Michel Onfray lui a également consacré un portrait dans la partie Les invités de son « Manifeste hédoniste ». Les trois extraits suivants sont tirés de ce livre.
« Ce que j‘aime chez Titouan, outre le navigateur exceptionnel et l’artiste hédoniste, c’est son talent pour énerver les vedettes de l’art contemporain dont il ne partage pas les codes. Comme il n’a pas les titres de noblesse ni le sang bleu de la caste de ceux qui font l’art dont on parle dans les revues qui parlent de l’art dont on parle ; comme il ne fait partie d’aucune tribu qui permet d’obtenir des dispenses et des indulgences pour être intronisé tout de même dans cette aristocratie ultra-élitaire, qui pétitionne pour la démocratie pourvu que son geste soit relayé par les circuits médiatiques ; comme il ne cite pas à tout bout de champ des auteurs qu’il n’aurait pas lus mais dont les incantations avec ces noms sacrés suffisent à conférer l’aura de sérieux ; comme il parle peu et n’envisage pas une œuvre qui ne parlerait pas pour elle-même et exigerait le décodage de l’artiste promu dès lors professeur de lui-même, le gratin de l’art dit contemporain a, un jour, initié une pétition contre lui. Privilège qu je partage avec lui : la pétition des gens bien-pensants qui aiment la liberté pour eux, mais jamais pour les autres. »
« Autre raison pour moi de l’aimer : il ne méprise pas les gens et ne sacrifie pas à la formule obligatoire chez nombre d’artistes un lieu commun aujourd’hui : le génie n’ayant pas de public, il ne saurait y avoir de génie pour qui a du public… Un propos tenu la plupart du temps par des gens n’ayant ni génie ni public. Son œuvre touche le grand nombre, elle procède d’un travail d’artiste que son auteur ne monte pas en épingle, elle mérite donc l’intérêt qu’on porte aux plus grands.»
«Enfin, il y a les sujets et le message. Dans ce petit monde égoïste autiste, narcissique, nombriliste, il s’engage pour les femmes et attaque tout ce qui les aliène : la réduction de leur être à leur corps ; la logique marchande qui sous-tend la chirurgie esthétique ; la prostitution sous ses formes habituelles ou plus convenues - je songe au mariage bourgeois - ; les discours religieux et les coutumes tribales, dont les mutilations sexuelles ; l’industrie pornographique ; la mondialisation libérale et son cortège de paupérisation dans les pays émergents ; les migrations d’un enfer vers un autre enfer… Titouan Lamazou lutte contre le nihilisme, normal que les nihilistes luttent contre lui.»
Titouan Lamazou présente son exposition « Ténèbres au Paradis, Africaines des Grands Lacs » à la Fnac des Ternes (le 3 novembre 2011)
Un jour, on m’avait offert un élégant coffret "Femmes du Monde". C’était ma première "rencontre" avec Titouan Lamazou.
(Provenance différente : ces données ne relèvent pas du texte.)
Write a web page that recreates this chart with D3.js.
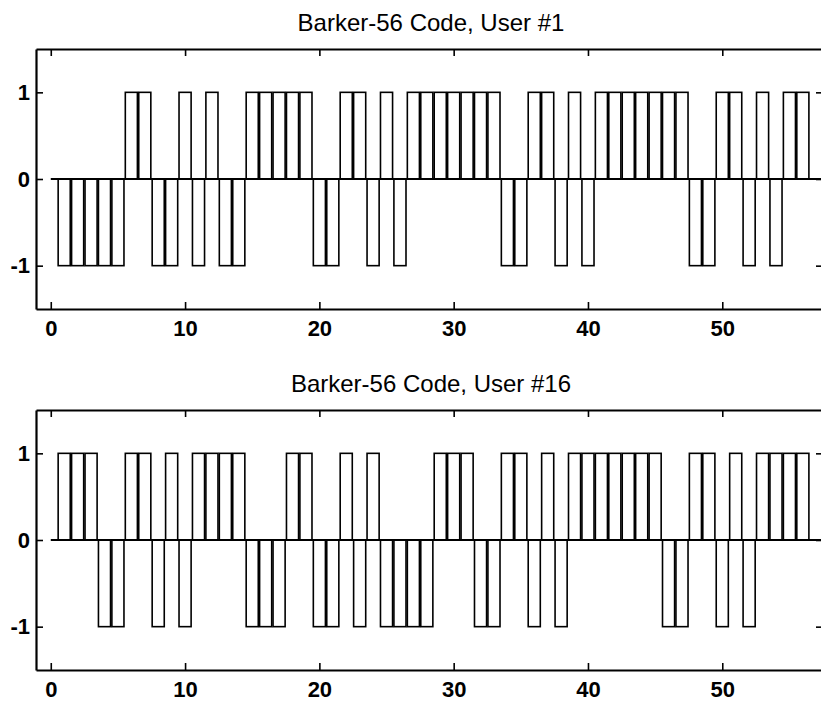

J’ai très vite plongé dans son univers, séduite surtout par la simplicité, la bienveillance à l’encontre du "sujet traité". Ces femmes sont magnifiées, certes, mais pas éthérées. Chaque portrait est révélateur de réalités variées retranscrites par le regard et le coup de crayon ou de pinceau très personnel de l’artiste. Chaque visage retient notre attention par un trait de sa personnalité, l’état d’âme révélé magistralement par petites touches : timidité, souffrance, rêverie, tristesse, méfiance, provocation, regard perçant et lucide, rarement un sourire. J’essayais de deviner ce qu’elles ont vécu, à quoi elles aspiraient, avant de lire leurs poignantes réponses au "questionnaire de Proust" . "J’ai peur de la mort car si je meurs ma mère n’aura plus personne pour s’occuper d’elle". "Ma fille n’a pas survécu à la traversée du fleuve. L’eau était profonde. Un homme l’a aidée mais elle est restée mouillée. Nous n’avions pas de vêtements secs et elle est morte de froid… "
Ma dernière rencontre avec Titouan Lamazou avait lieu le week-end dernier. Actuellement à Paris, jusqu’au 14 janvier 2012 on peut voir une exposition de photos « Afriques » à laquelle Titouan Lamazou participe. Dans les paysages africains il y a toujours… des femmes.